- **Goal**
Write out, word for word, the stretch of lines beginning at the one with "Reproduce this chart with Chart.js." and ending at the one with "-5.85, -8.92, -13.69];", omitting the images.

(Plotting code records)

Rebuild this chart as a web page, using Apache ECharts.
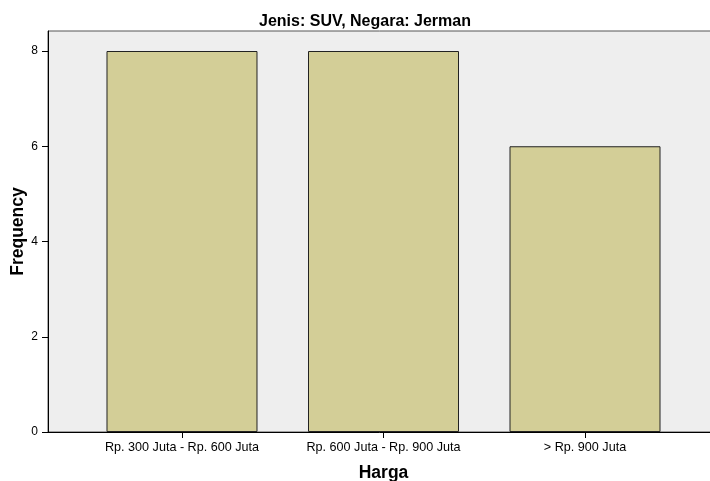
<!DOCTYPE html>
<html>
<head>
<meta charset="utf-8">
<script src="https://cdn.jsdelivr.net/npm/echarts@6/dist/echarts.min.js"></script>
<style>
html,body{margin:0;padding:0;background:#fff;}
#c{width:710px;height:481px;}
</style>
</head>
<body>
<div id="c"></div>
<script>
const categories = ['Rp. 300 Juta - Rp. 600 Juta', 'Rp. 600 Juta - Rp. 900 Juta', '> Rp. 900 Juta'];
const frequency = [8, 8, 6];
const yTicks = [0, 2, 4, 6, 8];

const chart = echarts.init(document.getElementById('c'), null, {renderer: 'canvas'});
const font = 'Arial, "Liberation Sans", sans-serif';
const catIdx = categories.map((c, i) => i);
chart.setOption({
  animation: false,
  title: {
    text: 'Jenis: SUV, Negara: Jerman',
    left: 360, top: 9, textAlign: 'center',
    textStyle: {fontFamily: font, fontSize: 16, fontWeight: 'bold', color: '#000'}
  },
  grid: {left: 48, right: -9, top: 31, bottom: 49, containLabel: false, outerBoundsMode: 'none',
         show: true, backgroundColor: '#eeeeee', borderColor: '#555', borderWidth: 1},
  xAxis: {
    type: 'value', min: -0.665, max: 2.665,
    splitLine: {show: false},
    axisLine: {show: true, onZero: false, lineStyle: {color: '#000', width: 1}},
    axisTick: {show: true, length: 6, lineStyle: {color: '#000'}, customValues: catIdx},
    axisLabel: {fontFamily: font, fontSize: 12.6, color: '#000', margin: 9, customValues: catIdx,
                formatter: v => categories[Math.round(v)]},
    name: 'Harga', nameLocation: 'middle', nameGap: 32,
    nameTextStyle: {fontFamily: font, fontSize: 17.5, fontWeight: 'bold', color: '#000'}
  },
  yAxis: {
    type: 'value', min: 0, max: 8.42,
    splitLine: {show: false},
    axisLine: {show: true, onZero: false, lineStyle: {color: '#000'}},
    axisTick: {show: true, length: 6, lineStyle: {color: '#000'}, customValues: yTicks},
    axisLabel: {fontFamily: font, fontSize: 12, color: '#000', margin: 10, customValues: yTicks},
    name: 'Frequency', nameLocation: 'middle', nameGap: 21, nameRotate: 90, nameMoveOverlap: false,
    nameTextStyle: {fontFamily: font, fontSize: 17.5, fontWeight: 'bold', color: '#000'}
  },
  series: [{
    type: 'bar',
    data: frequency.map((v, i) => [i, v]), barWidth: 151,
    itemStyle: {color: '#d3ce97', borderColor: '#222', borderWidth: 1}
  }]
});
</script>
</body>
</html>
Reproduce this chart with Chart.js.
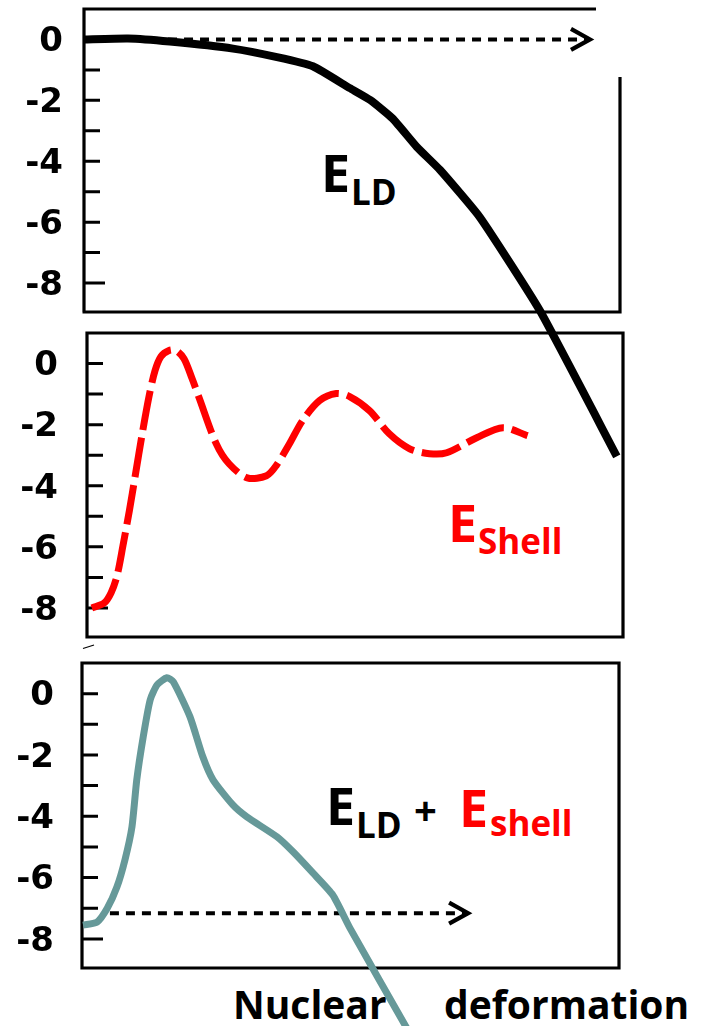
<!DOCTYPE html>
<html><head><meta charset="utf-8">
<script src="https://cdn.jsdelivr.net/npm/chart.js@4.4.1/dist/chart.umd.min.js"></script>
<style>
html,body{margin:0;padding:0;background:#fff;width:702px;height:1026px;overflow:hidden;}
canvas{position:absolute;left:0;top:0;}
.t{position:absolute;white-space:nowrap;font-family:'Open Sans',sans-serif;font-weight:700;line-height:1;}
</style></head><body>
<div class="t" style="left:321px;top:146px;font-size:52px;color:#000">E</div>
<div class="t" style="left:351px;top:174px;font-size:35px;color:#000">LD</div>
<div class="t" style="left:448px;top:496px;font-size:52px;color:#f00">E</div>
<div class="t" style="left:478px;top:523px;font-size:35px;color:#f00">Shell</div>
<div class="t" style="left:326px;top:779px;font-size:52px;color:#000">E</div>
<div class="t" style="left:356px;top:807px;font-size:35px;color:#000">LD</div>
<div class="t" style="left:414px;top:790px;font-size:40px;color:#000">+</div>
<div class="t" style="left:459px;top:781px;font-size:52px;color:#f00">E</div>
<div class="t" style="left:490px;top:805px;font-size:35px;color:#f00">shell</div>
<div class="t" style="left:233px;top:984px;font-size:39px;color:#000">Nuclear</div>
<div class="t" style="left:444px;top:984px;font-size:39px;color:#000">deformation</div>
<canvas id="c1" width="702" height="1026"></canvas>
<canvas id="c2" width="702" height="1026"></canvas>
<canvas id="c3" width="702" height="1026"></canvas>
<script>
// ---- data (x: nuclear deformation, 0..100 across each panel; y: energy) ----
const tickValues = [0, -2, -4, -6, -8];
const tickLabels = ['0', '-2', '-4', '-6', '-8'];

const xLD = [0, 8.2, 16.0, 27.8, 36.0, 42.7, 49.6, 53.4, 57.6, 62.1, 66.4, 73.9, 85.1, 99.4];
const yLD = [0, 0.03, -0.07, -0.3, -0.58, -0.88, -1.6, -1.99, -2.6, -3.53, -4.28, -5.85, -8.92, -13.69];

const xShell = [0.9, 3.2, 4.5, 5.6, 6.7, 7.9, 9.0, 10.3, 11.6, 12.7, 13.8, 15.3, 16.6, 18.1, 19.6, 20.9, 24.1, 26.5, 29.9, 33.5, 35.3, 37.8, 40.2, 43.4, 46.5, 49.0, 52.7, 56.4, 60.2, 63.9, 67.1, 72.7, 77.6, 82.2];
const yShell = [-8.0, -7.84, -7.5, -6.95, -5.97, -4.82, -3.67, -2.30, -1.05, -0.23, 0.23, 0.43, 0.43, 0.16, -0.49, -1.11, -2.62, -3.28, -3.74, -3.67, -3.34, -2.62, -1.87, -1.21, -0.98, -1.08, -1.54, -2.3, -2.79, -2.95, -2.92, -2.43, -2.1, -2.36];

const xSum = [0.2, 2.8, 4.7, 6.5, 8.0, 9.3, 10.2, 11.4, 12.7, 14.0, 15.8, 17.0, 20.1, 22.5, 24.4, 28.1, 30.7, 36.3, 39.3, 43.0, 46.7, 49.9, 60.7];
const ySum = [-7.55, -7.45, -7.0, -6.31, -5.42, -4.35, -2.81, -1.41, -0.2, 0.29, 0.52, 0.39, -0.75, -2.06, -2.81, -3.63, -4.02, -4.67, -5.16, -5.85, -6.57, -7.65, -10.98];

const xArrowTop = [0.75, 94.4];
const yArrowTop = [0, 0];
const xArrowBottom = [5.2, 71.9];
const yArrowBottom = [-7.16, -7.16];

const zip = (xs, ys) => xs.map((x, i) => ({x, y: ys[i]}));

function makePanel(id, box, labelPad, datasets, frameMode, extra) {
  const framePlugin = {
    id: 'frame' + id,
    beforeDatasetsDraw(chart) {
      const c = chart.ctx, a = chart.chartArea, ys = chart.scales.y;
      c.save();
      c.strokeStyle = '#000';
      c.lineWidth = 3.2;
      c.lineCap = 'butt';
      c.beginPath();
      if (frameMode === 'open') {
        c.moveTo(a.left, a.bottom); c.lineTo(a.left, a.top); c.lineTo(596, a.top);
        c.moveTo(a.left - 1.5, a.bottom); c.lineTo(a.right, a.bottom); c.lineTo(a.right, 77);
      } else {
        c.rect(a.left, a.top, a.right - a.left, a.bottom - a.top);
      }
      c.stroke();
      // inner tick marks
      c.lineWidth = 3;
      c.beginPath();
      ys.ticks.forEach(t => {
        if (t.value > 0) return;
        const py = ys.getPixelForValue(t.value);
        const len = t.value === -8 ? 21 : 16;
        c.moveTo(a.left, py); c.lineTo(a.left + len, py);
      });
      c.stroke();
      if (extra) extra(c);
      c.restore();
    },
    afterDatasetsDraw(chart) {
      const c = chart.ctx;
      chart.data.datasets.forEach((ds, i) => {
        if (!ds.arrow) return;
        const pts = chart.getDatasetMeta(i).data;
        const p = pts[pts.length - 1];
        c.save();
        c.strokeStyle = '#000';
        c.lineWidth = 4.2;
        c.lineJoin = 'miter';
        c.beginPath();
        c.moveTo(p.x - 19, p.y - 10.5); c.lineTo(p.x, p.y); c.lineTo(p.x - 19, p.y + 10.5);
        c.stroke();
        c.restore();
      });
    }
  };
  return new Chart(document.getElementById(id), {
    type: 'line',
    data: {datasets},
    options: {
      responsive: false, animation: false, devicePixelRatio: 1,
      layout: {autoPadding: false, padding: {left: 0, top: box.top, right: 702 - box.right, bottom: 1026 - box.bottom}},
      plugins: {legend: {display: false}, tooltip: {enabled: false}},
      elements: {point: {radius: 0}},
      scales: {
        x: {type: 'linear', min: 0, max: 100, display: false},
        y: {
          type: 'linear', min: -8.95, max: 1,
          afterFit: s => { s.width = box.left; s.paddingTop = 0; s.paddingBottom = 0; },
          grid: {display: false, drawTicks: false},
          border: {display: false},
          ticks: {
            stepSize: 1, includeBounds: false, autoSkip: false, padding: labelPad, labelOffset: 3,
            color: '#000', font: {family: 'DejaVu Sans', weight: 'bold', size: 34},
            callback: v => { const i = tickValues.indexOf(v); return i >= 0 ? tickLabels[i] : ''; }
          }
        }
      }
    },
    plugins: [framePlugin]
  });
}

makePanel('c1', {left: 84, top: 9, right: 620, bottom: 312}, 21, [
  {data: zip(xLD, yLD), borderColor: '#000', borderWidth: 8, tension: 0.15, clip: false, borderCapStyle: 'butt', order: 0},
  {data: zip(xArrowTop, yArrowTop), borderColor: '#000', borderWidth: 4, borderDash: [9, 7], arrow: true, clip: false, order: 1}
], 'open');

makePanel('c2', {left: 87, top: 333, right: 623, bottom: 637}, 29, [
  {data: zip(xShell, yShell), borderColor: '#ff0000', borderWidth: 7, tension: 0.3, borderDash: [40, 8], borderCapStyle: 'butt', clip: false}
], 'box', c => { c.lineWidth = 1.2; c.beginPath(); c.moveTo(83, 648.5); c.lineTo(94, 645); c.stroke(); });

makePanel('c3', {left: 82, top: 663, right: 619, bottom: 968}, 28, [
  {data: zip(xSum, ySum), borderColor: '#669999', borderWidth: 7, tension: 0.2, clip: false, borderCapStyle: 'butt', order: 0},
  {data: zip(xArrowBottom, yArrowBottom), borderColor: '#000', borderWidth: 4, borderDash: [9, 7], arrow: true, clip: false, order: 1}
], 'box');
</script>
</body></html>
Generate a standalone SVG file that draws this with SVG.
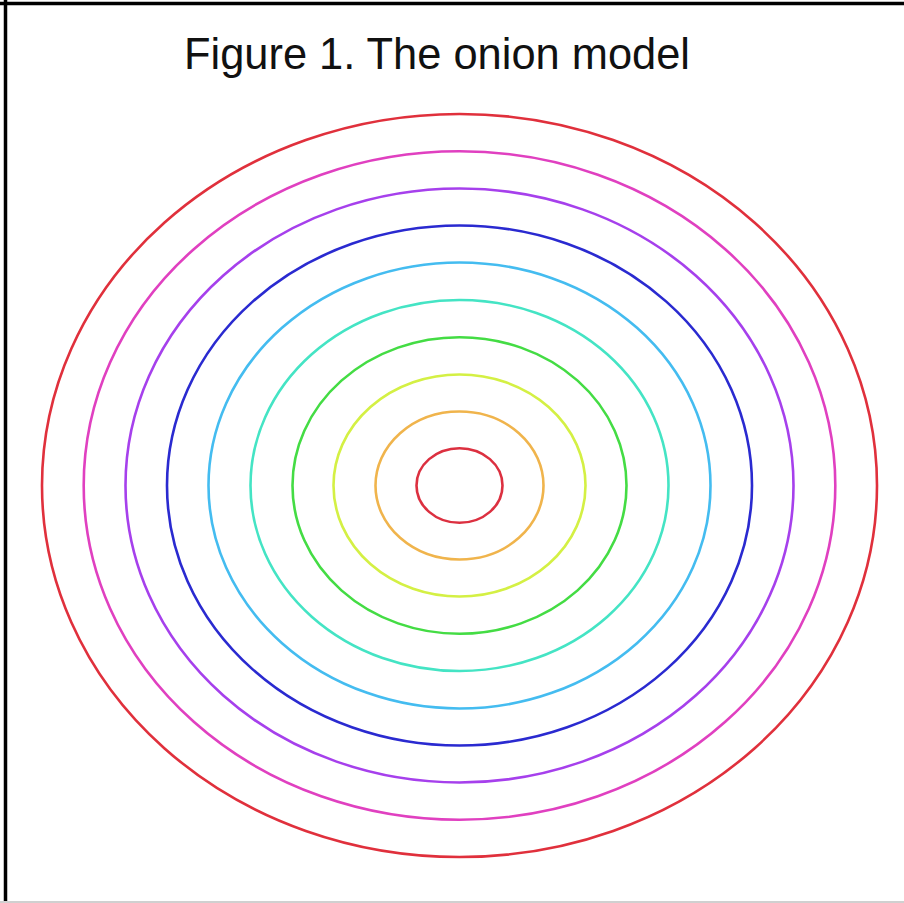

- **Output of the task**
Reproduce this chart with Chart.js.
<!DOCTYPE html>
<html><head><meta charset="utf-8">
<script src="https://cdn.jsdelivr.net/npm/chart.js@4.4.1/dist/chart.umd.min.js"></script>
<style>
html,body{margin:0;padding:0;background:#fff;width:702px;height:1026px;overflow:hidden;}
canvas{position:absolute;left:0;top:0;}
.t{position:absolute;white-space:nowrap;font-family:'Open Sans',sans-serif;font-weight:700;line-height:1;}
</style></head><body>
<div class="t" style="left:321px;top:146px;font-size:52px;color:#000">E</div>
<div class="t" style="left:351px;top:174px;font-size:35px;color:#000">LD</div>
<div class="t" style="left:448px;top:496px;font-size:52px;color:#f00">E</div>
<div class="t" style="left:478px;top:523px;font-size:35px;color:#f00">Shell</div>
<div class="t" style="left:326px;top:779px;font-size:52px;color:#000">E</div>
<div class="t" style="left:356px;top:807px;font-size:35px;color:#000">LD</div>
<div class="t" style="left:414px;top:790px;font-size:40px;color:#000">+</div>
<div class="t" style="left:459px;top:781px;font-size:52px;color:#f00">E</div>
<div class="t" style="left:490px;top:805px;font-size:35px;color:#f00">shell</div>
<div class="t" style="left:233px;top:984px;font-size:39px;color:#000">Nuclear</div>
<div class="t" style="left:444px;top:984px;font-size:39px;color:#000">deformation</div>
<canvas id="c1" width="702" height="1026"></canvas>
<canvas id="c2" width="702" height="1026"></canvas>
<canvas id="c3" width="702" height="1026"></canvas>
<script>
// ---- data (x: nuclear deformation, 0..100 across each panel; y: energy) ----
const tickValues = [0, -2, -4, -6, -8];
const tickLabels = ['0', '-2', '-4', '-6', '-8'];

const xLD = [0, 8.2, 16.0, 27.8, 36.0, 42.7, 49.6, 53.4, 57.6, 62.1, 66.4, 73.9, 85.1, 99.4];
const yLD = [0, 0.03, -0.07, -0.3, -0.58, -0.88, -1.6, -1.99, -2.6, -3.53, -4.28, -5.85, -8.92, -13.69];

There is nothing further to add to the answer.